It started out as such a promising evening. My husband had cooked dinner and served it on my beautiful, new Pioneer Woman dishes. I had baked cookies. All of the children appeared to actually want to eat their food rather than protesting against it.
All seemed well until my six-year-old piped up, “Mommy? Why is this food called chicken when chickens are ANIMALS that live at the FARM?”
Now y’all, I have been taking my child to pick up our freshly slaughtered chicken from the farm since she was knee-high to a grasshopper precisely to teach her where all of our food comes from and the connection between the earth and the goodness of the Lord and our sustenance.
WE WATCH THEM STRIP OFF THE FEATHERS AND DUNK THEM IN AN ICE BATH BEFORE WE TAKE THEM STRAIGHT HOME TO ROAST IS WHAT I AM SAYING HERE.
My husband and I exchanged a glance across the table and then he gently explained that the farm chickens were the same chickens that were on her plate.
Scarlette’s fork clattered across the table as she screeched, “WHAT?! I AM EATING MY FARM CHICKENS?! THIS IS NOT A ACCEPTEDABLE SITUATION! THIS WAS NOT MY INTENTIONS!”
Then she took another bite and said, “Wait just a minute here. How did the farm chickens become plate chickens?”
Listen. I was prepared to have THE TALK with her. When she is ready to know where babies come from, I am on it. I have a book. With diagrams. I. Am. Ready.
But what I was not prepared to do was explain to her how we kill the chickens in order to eat them, especially since I assumed that I had done such an amazing job as a parent of teaching this lesson from a young age.
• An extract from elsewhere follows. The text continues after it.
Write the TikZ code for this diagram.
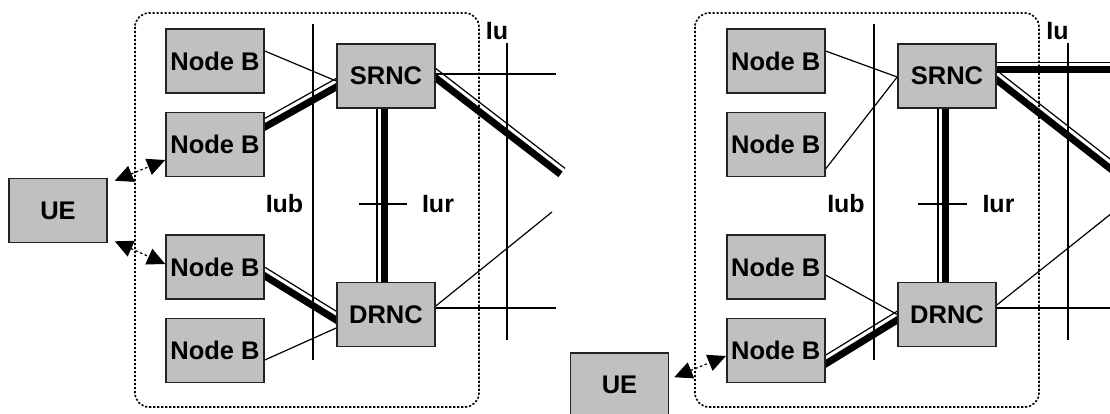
\documentclass[tikz,border=0pt]{standalone}
\usepackage{fontspec}
\setmainfont{Liberation Sans}
\usetikzlibrary{calc,arrows.meta}
\pgfdeclarelayer{bg}
\pgfsetlayers{bg,main}
\definecolor{boxgray}{RGB}{192,192,192}
\definecolor{edge}{RGB}{35,35,35}
\newcommand{\dblline}[2]{%
  \coordinate (dA) at ($(#1)!-12pt!(#2)$);
  \coordinate (dB) at ($(#2)!-12pt!(#1)$);
  \draw[thickline] (dA) -- (dB);
  \draw[thinline] ($(dA)!7.5pt!90:(dB)$) -- ($(dB)!7.5pt!-90:(dA)$);
}
\tikzset{
  unit/.style={draw=edge, fill=boxgray, line width=1.6pt, minimum width=98pt, minimum height=64pt,
    inner sep=0pt, font=\fontsize{25.5}{30}\selectfont\bfseries},
  lbl/.style={inner sep=0pt, font=\fontsize{25}{30}\selectfont\bfseries},
  thinline/.style={draw=black, line width=1.2pt},
  thickline/.style={draw=black, line width=7pt},
  ifline/.style={draw=black, line width=1.4pt},
  grpbox/.style={draw=black, line width=1.6pt, dash pattern=on 2.2pt off 1.8pt, rounded corners=14pt},
  radio/.style={draw=black, line width=1.2pt, dash pattern=on 2.5pt off 2.5pt,
    {Triangle[length=18pt,width=17pt]}-{Triangle[length=18pt,width=17pt]}}
}
\begin{document}
\begin{tikzpicture}[x=1pt,y=-1pt]
\useasboundingbox (0,0) rectangle (1110,414);

% ---------------- left panel ----------------
\draw[grpbox] (135,13) rectangle (479,407);
\node[unit] (LB1) at (215,61) {Node B};
\node[unit] (LB2) at (215,144.5) {Node B};
\node[unit] (LB3) at (215,267) {Node B};
\node[unit] (LB4) at (215,350.5) {Node B};
\node[unit] (LS) at (386,76) {SRNC};
\node[unit] (LD) at (386,314.5) {DRNC};
\node[unit] (LUE) at (58,210.5) {UE};
\node[lbl] (LIub) at (284.5,204) {Iub};
\node[lbl] (LIur) at (438,204) {Iur};
\node[lbl] (LIu) at (497,31) {Iu};

\coordinate (LiubT) at (313,24);
\coordinate (LiubB) at (313,360);
\coordinate (LiuT) at (507,43);
\coordinate (LiuB) at (507,340);
\coordinate (LiurL) at (359,204);
\coordinate (LiurR) at (407,204);
\coordinate (LSh) at (556,74);
\coordinate (LSd) at (551,167);
\coordinate (LDh) at (556,308);
\coordinate (LDd) at (552,212);

\begin{pgfonlayer}{bg}
  \draw[thinline] ([yshift=10pt]LB1.east) -- ([yshift=-5pt]LS.west);
  \dblline{[yshift=17.5pt]LB2.east}{[yshift=-11pt]LS.west}
  \dblline{[yshift=-9pt]LB3.east}{[yshift=-5.5pt]LD.west}
  \draw[thinline] ([yshift=-9.5pt]LB4.east) -- ([yshift=-13.5pt]LD.west);
  \dblline{[xshift=-1.5pt]LD.north}{[xshift=-1.5pt]LS.south}
  \draw[thinline] ([yshift=2pt]LS.east) -- (LSh);
  \dblline{[yshift=-2pt]LS.east}{LSd}
  \draw[thinline] ([yshift=6.5pt]LD.east) -- (LDh);
  \draw[thinline] ([yshift=8.5pt]LD.east) -- (LDd);
\end{pgfonlayer}
\draw[ifline] (LiubT) -- (LiubB);
\draw[ifline] (LiuT) -- (LiuB);
\draw[ifline] (LiurL) -- (LiurR);
\draw[radio] ([xshift=7pt,yshift=-3pt]LUE.north east) -- ([yshift=-15.5pt]LB2.west);
\draw[radio] ([xshift=7pt,yshift=2pt]LUE.south east) -- ([yshift=3pt]LB3.west);

% ---------------- right panel ----------------
\draw[grpbox] (695,13) rectangle (1039,407);
\node[unit] (RB1) at (775.75,61) {Node B};
\node[unit] (RB2) at (775.75,144.5) {Node B};
\node[unit] (RB3) at (775.75,267) {Node B};
\node[unit] (RB4) at (775.75,350.5) {Node B};
\node[unit] (RS) at (947,76) {SRNC};
\node[unit] (RD) at (947,314.5) {DRNC};
\node[unit] (RUE) at (619.5,385) {UE};
\node[lbl] (RIub) at (846,204) {Iub};
\node[lbl] (RIur) at (998.5,204) {Iur};
\node[lbl] (RIu) at (1057.5,31) {Iu};

\coordinate (RiubT) at (874,24);
\coordinate (RiubB) at (874,360);
\coordinate (RiuT) at (1068,43);
\coordinate (RiuB) at (1068,340);
\coordinate (RiurL) at (918,204);
\coordinate (RiurR) at (967,204);
\coordinate (RSh) at (1112,70);
\coordinate (RSd) at (1112,170);
\coordinate (RDh) at (1112,308);
\coordinate (RDd) at (1112,213);

\begin{pgfonlayer}{bg}
  \draw[thinline] ([yshift=10pt]RB1.east) -- ([yshift=-1pt]RS.west);
  \draw[thinline] ([yshift=-24.5pt]RB2.east) -- ([yshift=-1pt]RS.west);
  \draw[thinline] ([yshift=-8pt]RB3.east) -- (RD.west);
  \dblline{[yshift=-13.5pt]RB4.east}{[yshift=-5.5pt]RD.west}
  \dblline{[xshift=-1.5pt]RD.north}{[xshift=-1.5pt]RS.south}
  \dblline{[yshift=6pt]RS.east}{RSh}
  \dblline{[yshift=-4pt]RS.east}{RSd}
  \draw[thinline] ([yshift=6.5pt]RD.east) -- (RDh);
  \draw[thinline] ([yshift=9.5pt]RD.east) -- (RDd);
\end{pgfonlayer}
\draw[ifline] (RiubT) -- (RiubB);
\draw[ifline] (RiuT) -- (RiuB);
\draw[ifline] (RiurL) -- (RiurR);
\draw[radio] ([xshift=5pt,yshift=-25pt]RUE.north east) -- ([yshift=-5.5pt]RB4.west);
\end{tikzpicture}
\end{document}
Pride goeth before a fall and all that.
Scarlette’s eyes filled up with tears as she threw her hands in the air and cried dramatically, “YOU MEAN MY PLATE CHICKENS ARE FARM CHICKENS THAT GOT DEADED?! THIS IS A TERRIBLE OCCURODANCE!”
So now we’re vegan.
My husband looked at me across the table and, pulling at the neck of his shirt, asked, “Is it just me or is it hot in here?”
That’s when I noticed that it was growing unreasonably hot and not just because I was feeling flustered at the turn of our dinner conversation but because our air conditioner had abruptly gone out.
Which was unfortunate because I live in the deep south and it was the hottest day of the year thus far.
At my husband’s insistence, I took the kids over to his parent’s house in order to keep them cool since it was nearing ninety degrees in our house. Which was a very different course of action than my plan of just putting on our bathing suits and eating all of the ice cream we had in the freezer. One of us is a very responsible adult with solid, logical ideas about how to handle an unexpected household crisis.
(Me. It’s obviously me.)
He was really quite anxious about the kids overheating but I, however, was like “They’ll be fine. They just need to eat some popsicles and then we’ll spray them down with the garden hose. Trust me. I grew up in the south with no air conditioning!”
(I took the kids to my in-laws anyhow because my father-in-law always makes us fresh chocolate chip cookies when we visit and I may or may not be motivated by delicious snacks.)
When I was growing up we had a huge, horizontal fan embedded in our hallway ceiling that went up through our attic. In the heat of a southern summer, we just paired the attic fan with ceiling fans and open windows and sort of sweltered.
Also, we yelled at each other a lot because it was very loud, almost like having a large vehicle constantly revving its engine parked on your roof, and so you couldn’t actually hear anything over the sound of the fan whirring.
I’m not actually even sure why it feels so nostalgic to me given that whenever we would play in the attic my parents would holler at us to, “stay away from the attic fan” so that we didn’t fall into its GIANT METAL BLADES while it was running. My childhood was clearly a hallmark of safety.
Still, to this day I have an aversion to running the air conditioner. I am very happy to watch the thermostat climb into the eighties with my ceiling fans swooshing and the scent of fresh-cut grass wafting in through the open windows in the summer. I was quite amenable to just forgoing the air conditioner repair altogether and made a very compelling argument for that course of action on account of how, “fall is almost here anyhow.”
And my husband looked at me blankly for a moment and then deadpanned, “Yeah, I have no idea where our daughter gets her super logical ideas from.”
So now we have air conditioning again and also we’ve acquiesced to calling all chicken based dishes, “Plate Chicken.”